In many cases it is not clear whether bringing a declaratory judgment in a complaint or counterclaim is necessary, because the court would like to have to make a finding or ruling answering such a question in the court of addressing other claims. In some cases, some other kind of offensive or defensive pleading fits better. Where granting declaratory judgment is duplicative of the relief already available to the claimant, courts may decline to exercise jurisdiction.

Some counterclaims for declaratory relief are better suited to be presented as pleas or affirmative defenses instead. A counterclaim is a cause of action which seeks affirmative relief, while an affirmative defense defeats the plaintiff’s cause of action by denial or confession and avoidance. In contrast, a counterclaim is a claim for relief asserted against an opposing party after an original claim has been made; especially, a defendant’s claim in opposition to or as a setoff against the plaintiff’s claim. One would expect Virginia state courts to be more permissive in terms of raising issues by counterclaim than their federal counterparts, where there are stricter pleading requirements.

Declaratory judgments with related injunctive relief are common remedies in cases involving community associations. In a 1997 Loudoun County Circuit Court case, Cornwell v. Main St. Village HOA, a homeowner brought a suit in equity for declaratory and injunctive relief, challenging the enforcement of a parking policy as ultra vires under the HOA’s governing instruments. The court entered an order granting a declaratory judgment that the policy was void as ultra vires and entered an injunction against enforcement of the void policy.

In a Chesterfield County Circuit Court case, Robins v. CMH Homes,  a property owner counterclaimed against a person exercising architectural approval in a subdivision. The owner sought declaratory and injunctive relief. The homeowner argued that based on the covenants, architectural approval was being wrongfully withheld. The court granted declaratory and injunctive relief in favor of the owner.

In 2011, the Circuit Court of Fairfax County rejected a HOA’s demurrer to the propriety of declaratory relief in a HOA governance case. The Farran family sued Olde Belhaven HOA for violation of the POAA, NSCA, and its declaration, while asking for declaratory and injunctive relief. The Farrans disputed the HOA’s denial of their request to add a roof and deck and challenged mismanagement of reserves. The HOA demurred to the claim for declaratory judgment, arguing the alleged breaches already occurred. The Circuit Court overruled this ground to demurrer because the Farrans’ complaint focused on the interpretation of legal rights under multiple HOA documents and statutes for determinations necessary for the parties to understand how to operate in the future under the governing documents and state statutes.

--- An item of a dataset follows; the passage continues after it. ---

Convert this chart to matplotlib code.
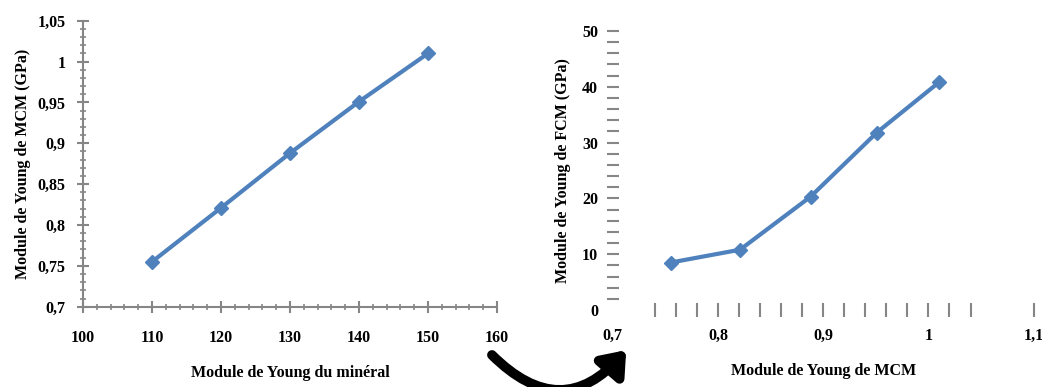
import matplotlib
matplotlib.use("Agg")
import matplotlib.pyplot as plt
from matplotlib.patches import FancyArrowPatch
from matplotlib.ticker import MultipleLocator, FixedLocator

# Data
mineral = [110, 120, 130, 140, 150]
mcm = [0.755, 0.821, 0.888, 0.951, 1.010]
mcm_x = [0.755, 0.821, 0.888, 0.951, 1.010]
fcm = [8.5, 10.8, 20.3, 31.8, 40.8]

left_xticks = [100, 110, 120, 130, 140, 150, 160]
left_yticks = [0.7, 0.75, 0.8, 0.85, 0.9, 0.95, 1.0, 1.05]
left_ylabels = ["0,7", "0,75", "0,8", "0,85", "0,9", "0,95", "1", "1,05"]
right_xticks = [0.7, 0.8, 0.9, 1.0, 1.1]
right_xlabels = ["0,7", "0,8", "0,9", "1", "1,1"]
right_yticks = [0, 10, 20, 30, 40, 50]

plt.rcParams['font.family'] = ['Liberation Serif', 'DejaVu Serif']
plt.rcParams['font.weight'] = 'bold'

blue = '#4F81BD'
gray = '#868686'
fs = 11.5

fig = plt.figure(figsize=(10.42, 3.87), dpi=100)

# Left chart
ax1 = fig.add_axes([0.0797, 0.2075, 0.3973, 0.739])
ax1.plot(mineral, mcm, color=blue, lw=3, marker='D', ms=7, mec=blue, mfc=blue)
ax1.set_xlim(100, 160)
ax1.set_ylim(0.7, 1.05)
ax1.set_xticks(left_xticks)
ax1.set_xticklabels([str(v) for v in left_xticks], fontsize=fs, fontweight='bold')
ax1.set_yticks(left_yticks)
ax1.set_yticklabels(left_ylabels, fontsize=fs, fontweight='bold')
ax1.xaxis.set_minor_locator(MultipleLocator(2))
ax1.yaxis.set_minor_locator(MultipleLocator(0.01))
for s in ['top', 'right']:
    ax1.spines[s].set_visible(False)
for s in ['left', 'bottom']:
    ax1.spines[s].set_color(gray)
    ax1.spines[s].set_linewidth(1.5)
ax1.tick_params(which='major', direction='inout', length=9, width=1.5, color=gray, pad=8)
ax1.tick_params(which='minor', direction='inout', length=5, width=1.2, color=gray)
ax1.tick_params(axis='x', which='major', pad=12)
ax1.set_xlabel("Module de Young du minéral", fontsize=fs, fontweight='bold', labelpad=14)
ax1.set_ylabel("Module de Young de MCM (GPa)", fontsize=fs, fontweight='bold', labelpad=5)

# Right chart
ax2 = fig.add_axes([0.588, 0.199, 0.404, 0.721])
ax2.plot(mcm_x, fcm, color=blue, lw=3, marker='D', ms=7, mec=blue, mfc=blue)
ax2.set_xlim(0.7, 1.1)
ax2.set_ylim(0, 50)
ax2.set_xticks(right_xticks)
ax2.set_xticklabels(right_xlabels, fontsize=fs, fontweight='bold')
ax2.set_yticks(right_yticks)
ax2.set_yticklabels([str(v) for v in right_yticks], fontsize=fs, fontweight='bold')
ax2.xaxis.set_minor_locator(FixedLocator([0.74, 0.76, 0.78, 0.82, 0.84, 0.86, 0.88,
                                          0.92, 0.94, 0.96, 0.98, 1.02, 1.04]))
ax2.yaxis.set_minor_locator(MultipleLocator(2))
for s in ax2.spines.values():
    s.set_visible(False)
ax2.tick_params(which='both', direction='inout', color=gray, width=1.5)
ax2.tick_params(axis='x', which='both', length=10, pad=8)
ax2.tick_params(axis='y', which='both', length=9, pad=6)
ax2.xaxis.get_major_ticks()[0].tick1line.set_visible(False)
ax2.yaxis.get_major_ticks()[0].tick1line.set_visible(False)
ax2.set_xlabel("Module de Young de MCM", fontsize=fs, fontweight='bold', labelpad=14)
ax2.set_ylabel("Module de Young de FCM (GPa)", fontsize=fs, fontweight='bold', labelpad=8)

# Curved arrow
arrow = FancyArrowPatch((490 / 1042, 1 - 353 / 387), (628 / 1042, 1 - 348 / 387),
                        transform=fig.transFigure, connectionstyle="arc3,rad=0.55",
                        arrowstyle='-|>,head_length=13,head_width=10', color='black',
                        lw=7, mutation_scale=1, clip_on=False)
fig.patches.append(arrow)

fig.savefig("out.png", dpi=100)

In closing, bear in mind that while courts traditionally have been reluctant to grant equitable relief, the modern trend is to allow declaratory or injunctive relief to be sought, if the allegations can adequately be proven. The declaratory judgment statutes are supposed to make the courts more generous, not less so. Whether a homeowner has been sued by a HOA or is trying to evaluate whether to bring suit, declaratory relief ought to be considered.

Legal Authority:

Va. Code § 8.01-184.

Pure Presbyterian Church of Washington v. Grace of God Presbyterian Church, 296 Va. 42 (2018).

Liberty Mut. Ins. Co. v. Bishop, 211 Va. 414 (1970)

Va. Code § 8.01-191.

Bd. of Supervisors v. Hylton Enters., 216 Va. 582 (1976)

Godwin v. Bd. of Dirs. of Bay Point Assn, 82 Va. Cir. 215 (Norfolk 2011).

61A Am. Jur. 2d Pleading § 276.

Black’s Law Dictionary 451 (8th ed. 1999)

Cornwell v. Main St. Village HOA, 42 Va. Cir. 48 (Loudoun Jan. 16, 1997).

Robins v. CMH Homes, 103 Va. Cir. 8 (Chesterfield 2019).

Farran v. Olde Belhaven Towne Owners’ Assn, 83 Va. Cir. 286 (Fairfax Aug. 24, 2011).